EXERCISE INSTRUCTIONS:
Without the pictures, can you quote each line below exactly?

=======

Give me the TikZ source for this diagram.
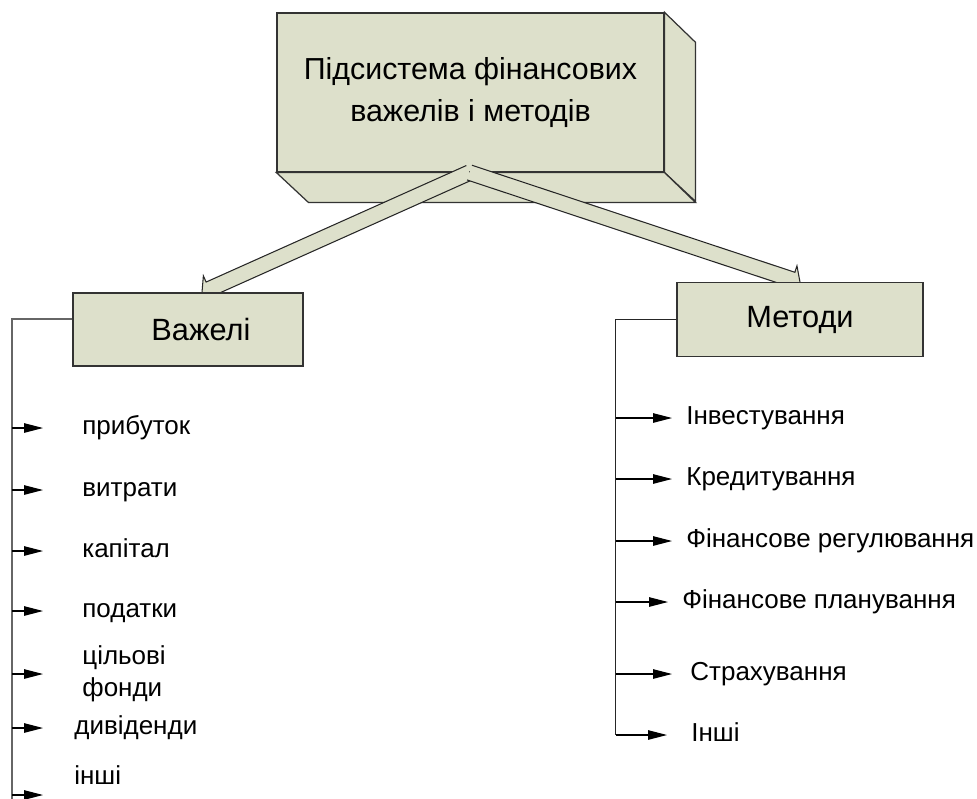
\documentclass[tikz,border=0pt]{standalone}
\usepackage{fontspec}
\setmainfont{Liberation Sans}
\usetikzlibrary{arrows.meta,calc}
\pgfdeclarelayer{back}
\pgfdeclarelayer{mid}
\pgfsetlayers{back,mid,main}
\definecolor{boxfill}{RGB}{221,224,203}
\tikzset{
  box/.style={draw=black!80, line width=0.7pt, fill=boxfill},
  boxlabel/.style={box, font=\fontsize{17.5}{21}\selectfont},
  item/.style={anchor=west, inner sep=0pt, font=\fontsize{14.8}{18.2}\selectfont},
  word/.style={item, text height=10.8pt, text depth=3.1pt},
  branch/.style={black, line width=0.6pt, -{Triangle[length=0.38cm,width=0.19cm]}},
  trunk/.style={line width=0.6pt},
  blockarrow/.style={draw=black!85, line width=0.6pt, fill=boxfill, line join=miter},
}
\begin{document}
\begin{tikzpicture}[x=0.02cm, y=-0.02cm]
  \useasboundingbox (0,0) rectangle (977,798);
  \begin{pgfonlayer}{back}
  \filldraw[fill=white, draw=none] (0,0) rectangle (977,798);
  \node[boxlabel, minimum width=7.74cm, minimum height=3.18cm, align=center, font=\fontsize{17.3}{21}\selectfont] (subsys) at (470.5,92.5) {Підсистема фінансових\\[2.5pt]важелів і методів};
  \filldraw[box] (subsys.north east) -- ++(31,30) -- ++(0,159) -- (subsys.south east) -- cycle;
  \filldraw[box] (subsys.south west) -- (subsys.south east) -- ++(31,30) -- ++(-387,0) -- cycle;
  \end{pgfonlayer}
  \node[boxlabel, minimum width=4.6cm, minimum height=1.46cm] (levers) at (188,329.5) {\hspace*{14.8pt}Важелі};
  \node[boxlabel, minimum width=4.92cm, minimum height=1.47cm] (methods) at (800,319.5) {Методи};
  \coordinate (apex) at ([xshift=-0.02cm]subsys.south);
  \coordinate (levtip) at ([xshift=0.28cm]levers.north);
  \coordinate (mettip) at (methods.north);
  \coordinate (levbase) at ($(levtip)!0.16cm!(apex)$);
  \coordinate (metbase) at ($(mettip)!0.16cm!(apex)$);
  \begin{pgfonlayer}{mid}
  \filldraw[blockarrow] ($(apex)!0.155cm!-90:(levtip)$) -- ($(levbase)!0.155cm!-90:(levtip)$) -- ($(levbase)!0.29cm!-90:(levtip)$) -- (levtip) -- ($(levbase)!0.29cm!90:(levtip)$) -- ($(levbase)!0.155cm!90:(levtip)$) -- ($(apex)!0.155cm!90:(levtip)$);
  \filldraw[blockarrow] ($(apex)!0.155cm!-90:(mettip)$) -- ($(metbase)!0.155cm!-90:(mettip)$) -- ($(metbase)!0.29cm!-90:(mettip)$) -- (mettip) -- ($(metbase)!0.29cm!90:(mettip)$) -- ($(metbase)!0.155cm!90:(mettip)$) -- ($(apex)!0.155cm!90:(mettip)$);
  \end{pgfonlayer}
  \coordinate (levend) at (12,800);
  \coordinate (metend) at (615.5,735);
  \draw[trunk, black!60] ([yshift=0.21cm]levers.west) -| (levend);
  \draw[trunk, black!85] (methods.west) -| (metend);
  \node[word] (profit) at (82,428) {прибуток};
  \node[word] (costs) at (82,490) {витрати};
  \node[word] (capital) at (82,551) {капітал};
  \node[word] (taxes) at (82,611) {податки};
  \node[item, align=left] (funds) at (82,674) {цільові\\фонди};
  \node[word] (divid) at (74,728) {дивіденди};
  \node[word] (levother) at (74,778) {інші};
  \coordinate (lotip) at ([xshift=-0.62cm, yshift=-0.34cm]levother.west);
  \draw[branch] (levend |- profit.west) -- ([xshift=-0.78cm]profit.west);
  \draw[branch] (levend |- costs.west) -- ([xshift=-0.78cm]costs.west);
  \draw[branch] (levend |- capital.west) -- ([xshift=-0.78cm]capital.west);
  \draw[branch] (levend |- taxes.west) -- ([xshift=-0.78cm]taxes.west);
  \draw[branch] (levend |- funds.west) -- ([xshift=-0.78cm]funds.west);
  \draw[branch] (levend |- divid.west) -- ([xshift=-0.62cm]divid.west);
  \draw[branch] (levend |- lotip) -- (lotip);
  \node[word] (invest) at (686,418) {Інвестування};
  \node[word] (credit) at (686,479) {Кредитування};
  \node[word] (regul) at (686,541) {Фінансове регулювання};
  \node[word] (plan) at (682,602) {Фінансове планування};
  \node[word] (insur) at (690,674) {Страхування};
  \node[word] (metother) at (691,735) {Інші};
  \draw[branch] (metend |- invest.west) -- ([xshift=-0.28cm]invest.west);
  \draw[branch] (metend |- credit.west) -- ([xshift=-0.28cm]credit.west);
  \draw[branch] (metend |- regul.west) -- ([xshift=-0.28cm]regul.west);
  \draw[branch] (metend |- plan.west) -- ([xshift=-0.28cm]plan.west);
  \draw[branch] (metend |- insur.west) -- ([xshift=-0.36cm]insur.west);
  \draw[branch] (metend) -- ([xshift=-0.48cm]metother.west);
\end{tikzpicture}
\end{document}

=======

EXERCISE ANSWER:
Give me the TikZ source for this diagram.
\documentclass[tikz,border=0pt]{standalone}
\usepackage{fontspec}
\setmainfont{Liberation Sans}
\usetikzlibrary{arrows.meta,calc}
\pgfdeclarelayer{back}
\pgfdeclarelayer{mid}
\pgfsetlayers{back,mid,main}
\definecolor{boxfill}{RGB}{221,224,203}
\tikzset{
  box/.style={draw=black!80, line width=0.7pt, fill=boxfill},
  boxlabel/.style={box, font=\fontsize{17.5}{21}\selectfont},
  item/.style={anchor=west, inner sep=0pt, font=\fontsize{14.8}{18.2}\selectfont},
  word/.style={item, text height=10.8pt, text depth=3.1pt},
  branch/.style={black, line width=0.6pt, -{Triangle[length=0.38cm,width=0.19cm]}},
  trunk/.style={line width=0.6pt},
  blockarrow/.style={draw=black!85, line width=0.6pt, fill=boxfill, line join=miter},
}
\begin{document}
\begin{tikzpicture}[x=0.02cm, y=-0.02cm]
  \useasboundingbox (0,0) rectangle (977,798);
  \begin{pgfonlayer}{back}
  \filldraw[fill=white, draw=none] (0,0) rectangle (977,798);
  \node[boxlabel, minimum width=7.74cm, minimum height=3.18cm, align=center, font=\fontsize{17.3}{21}\selectfont] (subsys) at (470.5,92.5) {Підсистема фінансових\\[2.5pt]важелів і методів};
  \filldraw[box] (subsys.north east) -- ++(31,30) -- ++(0,159) -- (subsys.south east) -- cycle;
  \filldraw[box] (subsys.south west) -- (subsys.south east) -- ++(31,30) -- ++(-387,0) -- cycle;
  \end{pgfonlayer}
  \node[boxlabel, minimum width=4.6cm, minimum height=1.46cm] (levers) at (188,329.5) {\hspace*{14.8pt}Важелі};
  \node[boxlabel, minimum width=4.92cm, minimum height=1.47cm] (methods) at (800,319.5) {Методи};
  \coordinate (apex) at ([xshift=-0.02cm]subsys.south);
  \coordinate (levtip) at ([xshift=0.28cm]levers.north);
  \coordinate (mettip) at (methods.north);
  \coordinate (levbase) at ($(levtip)!0.16cm!(apex)$);
  \coordinate (metbase) at ($(mettip)!0.16cm!(apex)$);
  \begin{pgfonlayer}{mid}
  \filldraw[blockarrow] ($(apex)!0.155cm!-90:(levtip)$) -- ($(levbase)!0.155cm!-90:(levtip)$) -- ($(levbase)!0.29cm!-90:(levtip)$) -- (levtip) -- ($(levbase)!0.29cm!90:(levtip)$) -- ($(levbase)!0.155cm!90:(levtip)$) -- ($(apex)!0.155cm!90:(levtip)$);
  \filldraw[blockarrow] ($(apex)!0.155cm!-90:(mettip)$) -- ($(metbase)!0.155cm!-90:(mettip)$) -- ($(metbase)!0.29cm!-90:(mettip)$) -- (mettip) -- ($(metbase)!0.29cm!90:(mettip)$) -- ($(metbase)!0.155cm!90:(mettip)$) -- ($(apex)!0.155cm!90:(mettip)$);
  \end{pgfonlayer}
  \coordinate (levend) at (12,800);
  \coordinate (metend) at (615.5,735);
  \draw[trunk, black!60] ([yshift=0.21cm]levers.west) -| (levend);
  \draw[trunk, black!85] (methods.west) -| (metend);
  \node[word] (profit) at (82,428) {прибуток};
  \node[word] (costs) at (82,490) {витрати};
  \node[word] (capital) at (82,551) {капітал};
  \node[word] (taxes) at (82,611) {податки};
  \node[item, align=left] (funds) at (82,674) {цільові\\фонди};
  \node[word] (divid) at (74,728) {дивіденди};
  \node[word] (levother) at (74,778) {інші};
  \coordinate (lotip) at ([xshift=-0.62cm, yshift=-0.34cm]levother.west);
  \draw[branch] (levend |- profit.west) -- ([xshift=-0.78cm]profit.west);
  \draw[branch] (levend |- costs.west) -- ([xshift=-0.78cm]costs.west);
  \draw[branch] (levend |- capital.west) -- ([xshift=-0.78cm]capital.west);
  \draw[branch] (levend |- taxes.west) -- ([xshift=-0.78cm]taxes.west);
  \draw[branch] (levend |- funds.west) -- ([xshift=-0.78cm]funds.west);
  \draw[branch] (levend |- divid.west) -- ([xshift=-0.62cm]divid.west);
  \draw[branch] (levend |- lotip) -- (lotip);
  \node[word] (invest) at (686,418) {Інвестування};
  \node[word] (credit) at (686,479) {Кредитування};
  \node[word] (regul) at (686,541) {Фінансове регулювання};
  \node[word] (plan) at (682,602) {Фінансове планування};
  \node[word] (insur) at (690,674) {Страхування};
  \node[word] (metother) at (691,735) {Інші};
  \draw[branch] (metend |- invest.west) -- ([xshift=-0.28cm]invest.west);
  \draw[branch] (metend |- credit.west) -- ([xshift=-0.28cm]credit.west);
  \draw[branch] (metend |- regul.west) -- ([xshift=-0.28cm]regul.west);
  \draw[branch] (metend |- plan.west) -- ([xshift=-0.28cm]plan.west);
  \draw[branch] (metend |- insur.west) -- ([xshift=-0.36cm]insur.west);
  \draw[branch] (metend) -- ([xshift=-0.48cm]metother.west);
\end{tikzpicture}
\end{document}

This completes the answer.